** START OF Material shown **

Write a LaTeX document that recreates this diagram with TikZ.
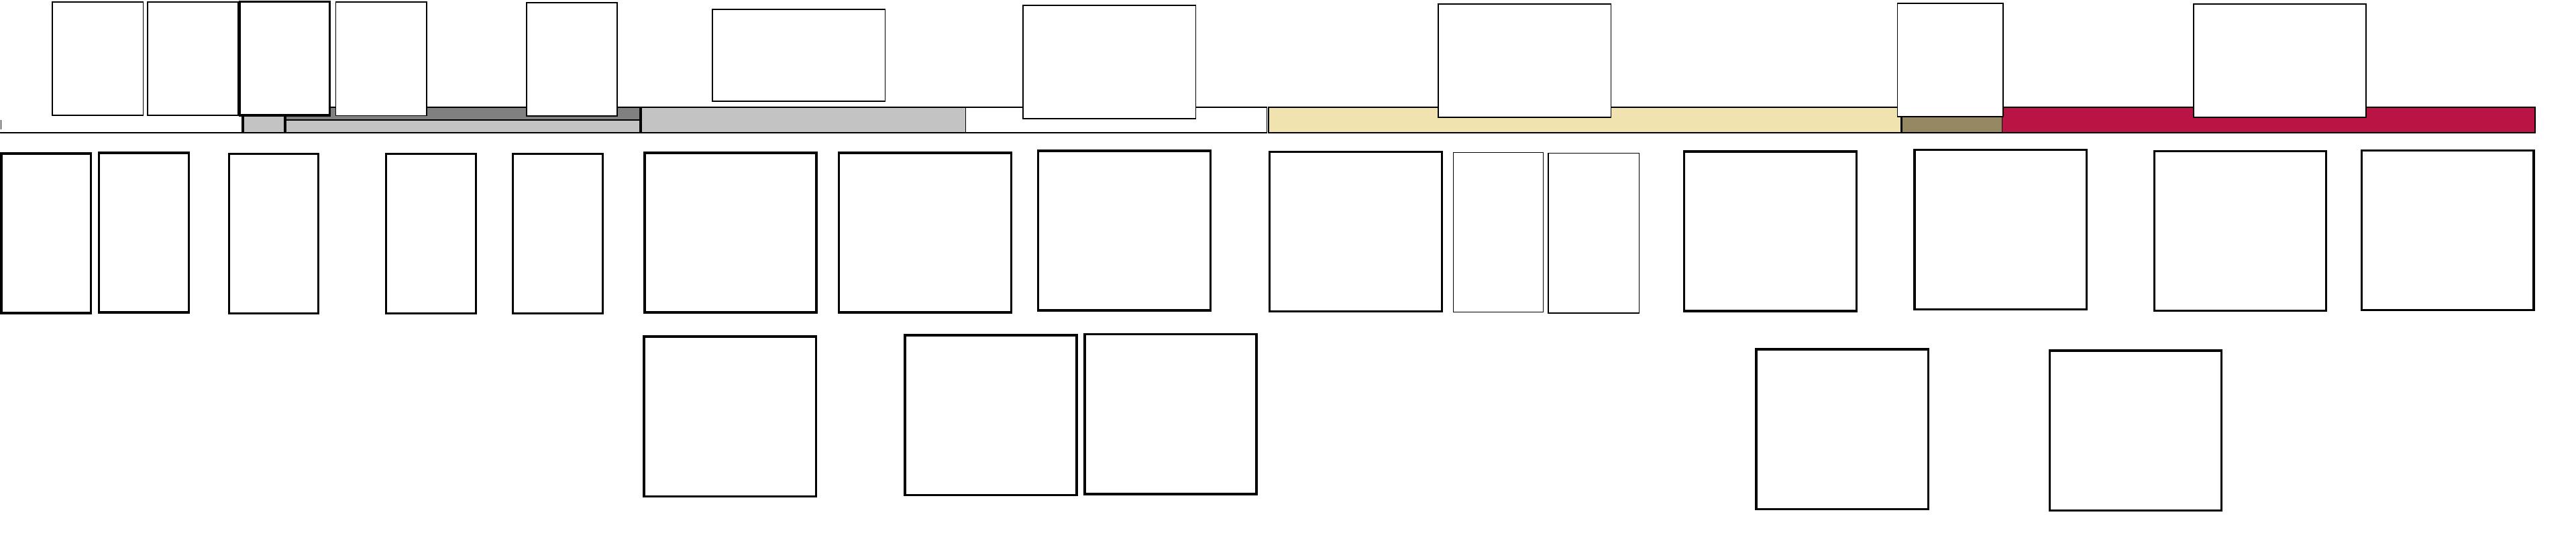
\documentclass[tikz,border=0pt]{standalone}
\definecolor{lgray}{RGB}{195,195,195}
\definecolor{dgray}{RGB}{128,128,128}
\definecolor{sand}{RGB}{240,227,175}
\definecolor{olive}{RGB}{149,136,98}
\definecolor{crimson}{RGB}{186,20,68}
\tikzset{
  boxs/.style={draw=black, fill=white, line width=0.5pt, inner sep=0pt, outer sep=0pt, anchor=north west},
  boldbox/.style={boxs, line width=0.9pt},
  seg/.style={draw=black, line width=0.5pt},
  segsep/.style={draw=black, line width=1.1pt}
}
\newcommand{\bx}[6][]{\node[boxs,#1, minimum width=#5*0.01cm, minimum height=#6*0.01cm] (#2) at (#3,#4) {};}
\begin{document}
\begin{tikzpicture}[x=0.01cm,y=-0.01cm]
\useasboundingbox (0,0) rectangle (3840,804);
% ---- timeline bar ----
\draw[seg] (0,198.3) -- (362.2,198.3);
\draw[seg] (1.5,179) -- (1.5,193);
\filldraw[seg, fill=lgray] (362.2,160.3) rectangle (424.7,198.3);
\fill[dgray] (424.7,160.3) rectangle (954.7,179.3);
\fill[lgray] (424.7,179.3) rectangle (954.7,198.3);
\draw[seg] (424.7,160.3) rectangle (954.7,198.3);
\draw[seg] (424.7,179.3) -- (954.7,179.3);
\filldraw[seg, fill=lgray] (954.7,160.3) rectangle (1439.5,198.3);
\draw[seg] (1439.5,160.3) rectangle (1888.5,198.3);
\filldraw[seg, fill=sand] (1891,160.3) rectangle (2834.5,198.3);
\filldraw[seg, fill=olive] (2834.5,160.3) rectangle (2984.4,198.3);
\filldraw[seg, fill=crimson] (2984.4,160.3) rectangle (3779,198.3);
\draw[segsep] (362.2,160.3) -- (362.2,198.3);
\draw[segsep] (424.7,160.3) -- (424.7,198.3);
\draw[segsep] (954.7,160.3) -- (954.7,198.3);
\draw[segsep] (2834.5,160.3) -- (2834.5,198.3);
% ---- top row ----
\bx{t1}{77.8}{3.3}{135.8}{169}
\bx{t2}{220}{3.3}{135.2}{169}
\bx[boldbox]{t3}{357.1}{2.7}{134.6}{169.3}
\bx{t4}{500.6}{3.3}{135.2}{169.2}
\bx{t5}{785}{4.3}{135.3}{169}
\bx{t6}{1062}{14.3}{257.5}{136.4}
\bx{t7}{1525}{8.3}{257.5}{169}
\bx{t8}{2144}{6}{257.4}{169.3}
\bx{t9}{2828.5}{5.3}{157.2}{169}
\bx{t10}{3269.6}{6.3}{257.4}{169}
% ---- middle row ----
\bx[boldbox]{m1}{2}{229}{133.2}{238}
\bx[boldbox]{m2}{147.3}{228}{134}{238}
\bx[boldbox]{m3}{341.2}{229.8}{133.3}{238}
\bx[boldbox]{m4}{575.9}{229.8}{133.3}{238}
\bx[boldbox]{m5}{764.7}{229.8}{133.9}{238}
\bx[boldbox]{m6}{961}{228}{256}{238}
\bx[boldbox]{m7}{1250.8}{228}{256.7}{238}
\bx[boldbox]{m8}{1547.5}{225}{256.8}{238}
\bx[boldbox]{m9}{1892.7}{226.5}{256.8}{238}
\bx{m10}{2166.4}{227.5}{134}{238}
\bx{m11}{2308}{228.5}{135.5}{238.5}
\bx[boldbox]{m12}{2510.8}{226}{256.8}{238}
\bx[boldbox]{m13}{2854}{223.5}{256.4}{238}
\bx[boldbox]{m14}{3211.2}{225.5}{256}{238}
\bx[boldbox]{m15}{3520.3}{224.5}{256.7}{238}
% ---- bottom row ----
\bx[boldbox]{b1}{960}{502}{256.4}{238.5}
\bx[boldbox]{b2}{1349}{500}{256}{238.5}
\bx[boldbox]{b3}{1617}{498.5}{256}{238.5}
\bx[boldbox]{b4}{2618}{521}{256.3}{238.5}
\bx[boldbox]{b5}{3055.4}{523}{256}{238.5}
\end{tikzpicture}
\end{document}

** END OF Material shown **
** START OF Material shown **

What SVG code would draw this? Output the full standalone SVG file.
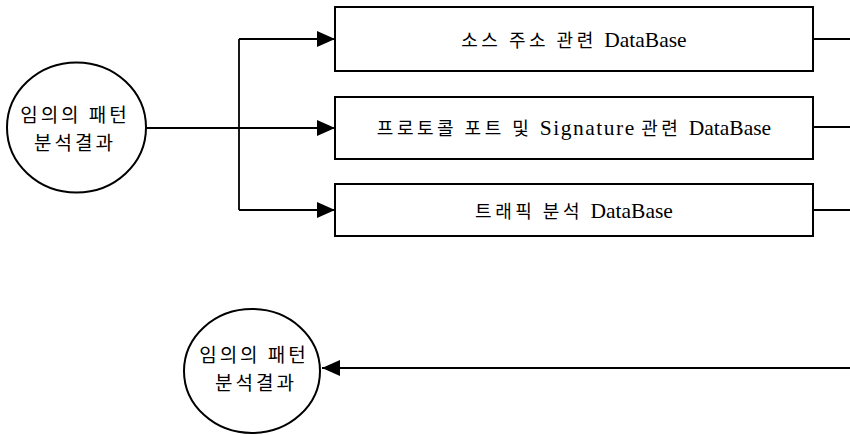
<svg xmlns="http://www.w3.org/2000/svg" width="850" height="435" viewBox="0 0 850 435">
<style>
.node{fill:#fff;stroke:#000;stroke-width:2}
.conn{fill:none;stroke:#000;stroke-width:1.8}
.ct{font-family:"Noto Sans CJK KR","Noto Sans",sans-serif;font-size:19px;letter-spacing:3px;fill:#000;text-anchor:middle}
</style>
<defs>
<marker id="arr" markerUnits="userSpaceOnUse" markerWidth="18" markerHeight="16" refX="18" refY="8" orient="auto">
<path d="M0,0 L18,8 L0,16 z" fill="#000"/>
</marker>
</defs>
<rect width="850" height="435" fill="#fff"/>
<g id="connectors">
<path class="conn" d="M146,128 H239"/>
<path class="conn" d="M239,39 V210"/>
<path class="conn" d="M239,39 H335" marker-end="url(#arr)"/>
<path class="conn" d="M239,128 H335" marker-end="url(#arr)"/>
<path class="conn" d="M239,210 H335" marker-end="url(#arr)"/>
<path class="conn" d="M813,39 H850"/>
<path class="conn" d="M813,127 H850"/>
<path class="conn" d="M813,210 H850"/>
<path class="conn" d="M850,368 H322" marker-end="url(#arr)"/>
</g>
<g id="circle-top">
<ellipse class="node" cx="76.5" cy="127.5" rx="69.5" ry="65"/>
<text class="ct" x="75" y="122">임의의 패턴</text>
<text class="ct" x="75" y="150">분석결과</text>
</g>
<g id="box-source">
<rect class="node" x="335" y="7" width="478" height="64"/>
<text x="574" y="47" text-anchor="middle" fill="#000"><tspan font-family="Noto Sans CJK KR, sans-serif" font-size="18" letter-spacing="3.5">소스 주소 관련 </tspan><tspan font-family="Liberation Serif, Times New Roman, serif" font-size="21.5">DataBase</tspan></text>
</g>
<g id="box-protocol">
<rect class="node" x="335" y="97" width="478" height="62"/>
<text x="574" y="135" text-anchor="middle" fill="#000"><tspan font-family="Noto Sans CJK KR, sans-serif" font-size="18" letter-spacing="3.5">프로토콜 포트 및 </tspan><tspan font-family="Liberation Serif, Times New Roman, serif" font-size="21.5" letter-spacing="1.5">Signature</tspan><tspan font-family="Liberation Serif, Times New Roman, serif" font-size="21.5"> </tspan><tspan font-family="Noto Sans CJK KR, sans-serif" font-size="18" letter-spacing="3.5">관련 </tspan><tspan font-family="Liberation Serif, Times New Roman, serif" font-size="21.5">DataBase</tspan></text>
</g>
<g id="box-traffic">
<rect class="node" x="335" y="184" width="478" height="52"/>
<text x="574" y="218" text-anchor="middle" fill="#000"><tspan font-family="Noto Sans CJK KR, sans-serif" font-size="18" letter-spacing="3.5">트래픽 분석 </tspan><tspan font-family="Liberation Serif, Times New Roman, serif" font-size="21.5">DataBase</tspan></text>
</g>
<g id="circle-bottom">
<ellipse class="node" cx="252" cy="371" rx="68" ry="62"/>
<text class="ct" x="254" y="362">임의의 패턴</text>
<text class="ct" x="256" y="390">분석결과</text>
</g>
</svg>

** END OF Material shown **

### Problem requirements
Pick out the lines that contain "this" and copy them.

### Exercise response
Write a LaTeX document that recreates this diagram with TikZ.
What SVG code would draw this? Output the full standalone SVG file.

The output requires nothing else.